Murnau-Werdenfels Cattle are an old, robust dairy breed from Upper Bavaria, the southernmost part of Germany.

The animals are brown-yellow, but there are great colour variations from straw-yellow to reddish brown. Hooves and horn tips are black. There is a white rim around a dark muzzle. They are very long-lived and fertile. It is a German breed that is specially adapted to a husbandry in boggy landscapes. The breed originated in Tyrol, Austria and is closely related to Brown Swiss, Braunvieh and Tyrolese Grey Cattle. Nowadays the main breeding region is around Garmisch-Partenkirchen and Murnau that is also called "Werdenfels Country". The breed is in danger of extinction, with only around 130 females in the herdbook and frozen semen from around eleven males. the breed was voted Endangered Breed of the Year 2007 by the German Society for the Conservation of Old and Endangered Livestock Breeds. The Federal State of Bavaria maintains a suckler herd of cows and a sperm bank.
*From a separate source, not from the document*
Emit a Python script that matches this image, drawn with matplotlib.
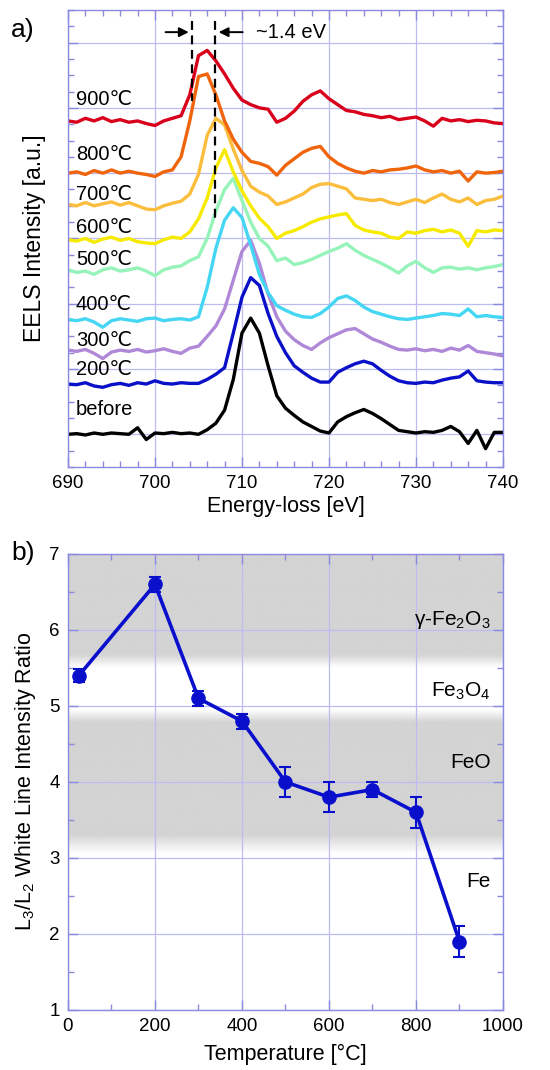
import matplotlib
matplotlib.use('Agg')
import matplotlib.pyplot as plt
import numpy as np
from matplotlib.ticker import MultipleLocator

plt.rcParams['font.family'] = ['Liberation Sans', 'DejaVu Sans']
plt.rcParams['mathtext.default'] = 'regular'

# ---- panel a: EELS spectra (1 eV steps) ----
energy = np.arange(690, 741)
spec_labels = ['before', '200℃', '300℃', '400℃', '500℃', '600℃', '700℃', '800℃', '900℃']

s_before = [0.00, 0.01, -0.01, 0.02, 0.00, 0.02, 0.01, 0.00, 0.10, -0.08,
            0.02, 0.01, 0.03, 0.01, 0.02, 0.00, 0.07, 0.17, 0.37, 0.84,
            1.55, 1.78, 1.55, 1.05, 0.59, 0.40, 0.29, 0.19, 0.12, 0.05,
            0.02, 0.19, 0.27, 0.33, 0.38, 0.32, 0.24, 0.15, 0.06, 0.04,
            0.02, 0.04, 0.03, 0.06, 0.12, 0.04, -0.14, 0.06, -0.22, 0.03, 0.03]
s_200 = [0.77, 0.76, 0.79, 0.74, 0.72, 0.76, 0.78, 0.75, 0.79, 0.77,
         0.82, 0.78, 0.77, 0.79, 0.78, 0.78, 0.84, 0.92, 1.02, 1.55,
         2.10, 2.40, 2.28, 1.85, 1.50, 1.25, 1.05, 0.95, 0.86, 0.80,
         0.80, 0.95, 1.02, 1.08, 1.12, 1.08, 0.98, 0.89, 0.82, 0.79,
         0.78, 0.80, 0.79, 0.83, 0.86, 0.88, 0.97, 0.82, 0.80, 0.79, 0.79]
s_300 = [1.29, 1.27, 1.30, 1.24, 1.16, 1.26, 1.29, 1.27, 1.30, 1.26,
         1.28, 1.31, 1.27, 1.24, 1.32, 1.35, 1.50, 1.66, 1.92, 2.36,
         2.80, 2.97, 2.62, 2.15, 1.80, 1.58, 1.45, 1.36, 1.30, 1.40,
         1.48, 1.54, 1.60, 1.62, 1.54, 1.46, 1.41, 1.35, 1.30, 1.29,
         1.31, 1.28, 1.30, 1.27, 1.32, 1.29, 1.36, 1.27, 1.25, 1.23, 1.20]
s_400 = [1.76, 1.74, 1.77, 1.72, 1.64, 1.74, 1.77, 1.75, 1.73, 1.77,
         1.78, 1.74, 1.76, 1.77, 1.75, 1.80, 2.25, 2.85, 3.28, 3.47,
         3.32, 2.90, 2.45, 2.17, 1.97, 1.90, 1.84, 1.80, 1.79, 1.85,
         1.95, 2.08, 2.12, 2.05, 1.95, 1.88, 1.84, 1.80, 1.77, 1.76,
         1.78, 1.80, 1.82, 1.85, 1.84, 1.82, 1.92, 1.80, 1.82, 1.80, 1.79]
s_500 = [2.52, 2.48, 2.50, 2.45, 2.52, 2.55, 2.50, 2.52, 2.55, 2.50,
         2.43, 2.52, 2.56, 2.58, 2.66, 2.72, 3.00, 3.42, 3.75, 3.92,
         3.58, 3.25, 3.00, 2.88, 2.66, 2.70, 2.60, 2.63, 2.68, 2.74,
         2.80, 2.85, 2.92, 2.82, 2.74, 2.68, 2.62, 2.55, 2.47, 2.58,
         2.65, 2.55, 2.48, 2.55, 2.56, 2.53, 2.55, 2.52, 2.55, 2.57, 2.60]
s_600 = [2.98, 2.96, 3.00, 2.94, 2.99, 3.02, 2.97, 3.00, 2.95, 2.93,
         2.92, 2.98, 3.02, 3.00, 3.10, 3.30, 3.62, 4.08, 4.36, 4.02,
         3.73, 3.50, 3.31, 3.18, 3.00, 3.08, 3.12, 3.18, 3.25, 3.30,
         3.33, 3.36, 3.38, 3.20, 3.13, 3.10, 3.08, 3.02, 3.00, 3.10,
         3.08, 3.12, 3.14, 3.10, 3.13, 3.08, 2.88, 3.12, 3.10, 3.13, 3.12]
s_700 = [3.52, 3.50, 3.55, 3.50, 3.53, 3.56, 3.51, 3.55, 3.50, 3.45,
         3.44, 3.50, 3.54, 3.57, 3.68, 3.98, 4.58, 4.84, 4.74, 4.37,
         4.04, 3.80, 3.71, 3.65, 3.52, 3.56, 3.62, 3.68, 3.78, 3.83,
         3.84, 3.80, 3.76, 3.62, 3.60, 3.58, 3.60, 3.55, 3.52, 3.56,
         3.60, 3.55, 3.62, 3.68, 3.60, 3.56, 3.62, 3.52, 3.58, 3.60, 3.65]
s_800 = [4.00, 4.02, 3.98, 4.04, 4.00, 4.05, 4.00, 4.03, 4.00, 3.98,
         3.95, 4.02, 4.05, 4.25, 4.80, 5.48, 5.52, 5.20, 4.80, 4.52,
         4.32, 4.18, 4.15, 4.10, 3.97, 4.12, 4.22, 4.32, 4.38, 4.41,
         4.25, 4.15, 4.08, 4.03, 4.00, 4.04, 4.02, 4.05, 4.06, 4.08,
         4.11, 4.05, 4.02, 4.04, 4.00, 4.03, 3.88, 4.02, 4.00, 4.01, 4.03]
s_900 = [4.80, 4.78, 4.84, 4.80, 4.85, 4.79, 4.82, 4.78, 4.80, 4.76,
         4.73, 4.80, 4.84, 4.88, 5.20, 5.80, 5.88, 5.72, 5.52, 5.30,
         5.12, 5.05, 5.00, 4.98, 4.78, 4.84, 4.95, 5.10, 5.20, 5.26,
         5.14, 5.05, 4.96, 4.94, 4.90, 4.88, 4.85, 4.87, 4.82, 4.84,
         4.86, 4.80, 4.72, 4.84, 4.80, 4.82, 4.79, 4.81, 4.80, 4.77, 4.76]
spectra = [s_before, s_200, s_300, s_400, s_500, s_600, s_700, s_800, s_900]

# ---- panel b: white line ratio ----
temperature = [25, 200, 300, 400, 500, 600, 700, 800, 900]
ratio = [5.4, 6.6, 5.1, 4.8, 4.0, 3.8, 3.9, 3.6, 1.9]
ratio_err = [0.08, 0.1, 0.1, 0.1, 0.2, 0.2, 0.1, 0.2, 0.2]
phase_names = ['γ-Fe$_2$O$_3$', 'Fe$_3$O$_4$', 'FeO', 'Fe']

colors = ['black', '#0a10c8', '#b088d8', '#44d6f2', '#96f3b9',
          '#f6ea00', '#fbbd3c', '#f0640c', '#d8001a']
label_y = [0.38, 1.0, 1.43, 1.99, 2.68, 3.17, 3.67, 4.29, 5.13]
spine_c = '#8a8ae0'
grid_c = '#bcbcf2'

fig = plt.figure(figsize=(5.5, 10.7), dpi=100)
ax1 = fig.add_axes([0.1236, 0.5636, 0.7909, 0.4271])
ax2 = fig.add_axes([0.1236, 0.0561, 0.7909, 0.4262])


def style_axes(ax):
    for sp in ax.spines.values():
        sp.set_color(spine_c)
        sp.set_linewidth(1.0)
    ax.tick_params(which='both', direction='in', top=True, right=True,
                   color=spine_c, labelsize=13.5, pad=6)
    ax.tick_params(which='major', length=7, width=1)
    ax.tick_params(which='minor', length=4, width=1)
    ax.grid(True, which='major', color=grid_c, linewidth=0.9)
    ax.set_axisbelow(True)


# panel a
for lab, y, c, ly in zip(spec_labels, spectra, colors, label_y):
    ax1.plot(energy, y, color=c, linewidth=2.4, solid_joinstyle='round')
    ax1.text(690.9, ly, lab, fontsize=14.5, ha='left', va='center')

ax1.set_xlim(690, 740)
ax1.set_ylim(-0.5, 6.5)
ax1.xaxis.set_major_locator(MultipleLocator(10))
ax1.xaxis.set_minor_locator(MultipleLocator(2))
ax1.yaxis.set_major_locator(MultipleLocator(1))
ax1.yaxis.set_minor_locator(MultipleLocator(0.25))
style_axes(ax1)
ax1.tick_params(axis='y', which='both', labelleft=False)
ax1.set_xlabel('Energy-loss [eV]', fontsize=15.5, labelpad=3)
ax1.set_ylabel('EELS Intensity [a.u.]', fontsize=16.5, labelpad=16)

ax1.plot([704.3, 704.3], [6.33, 5.1], color='black', linestyle='--', linewidth=1.6, dashes=(4, 2.5))
ax1.plot([706.9, 706.9], [6.33, 3.3], color='black', linestyle='--', linewidth=1.6, dashes=(4, 2.5))
ax1.annotate('', xy=(704.2, 6.16), xytext=(700.9, 6.16),
             arrowprops=dict(arrowstyle='-|>', color='black', lw=1.4, mutation_scale=14))
ax1.annotate('', xy=(707.0, 6.16), xytext=(710.4, 6.16),
             arrowprops=dict(arrowstyle='-|>', color='black', lw=1.4, mutation_scale=14))
ax1.text(711.6, 6.16, '~1.4 eV', fontsize=14.5, ha='left', va='center')

# panel b
shade_y = [1.0, 3.05, 3.3, 4.78, 4.95, 5.5, 5.67, 7.0]
shade_v = [1.0, 1.0, 0.83, 0.83, 1.0, 1.0, 0.83, 0.83]
yy = np.linspace(1, 7, 600)
prof = np.interp(yy, shade_y, shade_v)[::-1]
ax2.imshow(np.tile(prof[:, None], (1, 2)), extent=[0, 1000, 1, 7], aspect='auto',
           cmap='gray', vmin=0, vmax=1, zorder=0, interpolation='bilinear')

ax2.errorbar(temperature, ratio, yerr=ratio_err, color='#0a0fcc', linewidth=2.6,
             marker='o', markersize=9.5, elinewidth=1.5, capsize=4.5, capthick=1.5, zorder=3)
ax2.set_xlim(0, 1000)
ax2.set_ylim(1, 7)
ax2.xaxis.set_major_locator(MultipleLocator(200))
ax2.xaxis.set_minor_locator(MultipleLocator(100))
ax2.yaxis.set_major_locator(MultipleLocator(1))
ax2.yaxis.set_minor_locator(MultipleLocator(0.5))
style_axes(ax2)
ax2.set_xlabel('Temperature [°C]', fontsize=15.5, labelpad=6)
ax2.set_ylabel('L$_3$/L$_2$ White Line Intensity Ratio', fontsize=15.5, labelpad=8)

for name, py in zip(phase_names, [6.13, 5.19, 4.25, 2.69]):
    ax2.text(972, py, name, fontsize=15, ha='right', va='center')

fig.text(0.02, 0.972, 'a)', fontsize=19, ha='left', va='center')
fig.text(0.02, 0.483, 'b)', fontsize=19, ha='left', va='center')

fig.savefig('out.png', dpi=100)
It gives financial support to breeders. The breed is part of the Ark of Taste of the Slow Food Foundation for Biodiversity, dedicated to the preserving of endangered agricultural heritage.

Cows produce around 4300 kg of milk per year (3.8% fat; 3.4% protein). They reach 128–130 cm in height and a weight of 500–600 kg, while the bulls may reach 138–145 cm and 850–950 kg. Both bulls and bullocks may be used for beef production. Bullocks formerly served as strong draught oxen, and were an important source of income for small farms.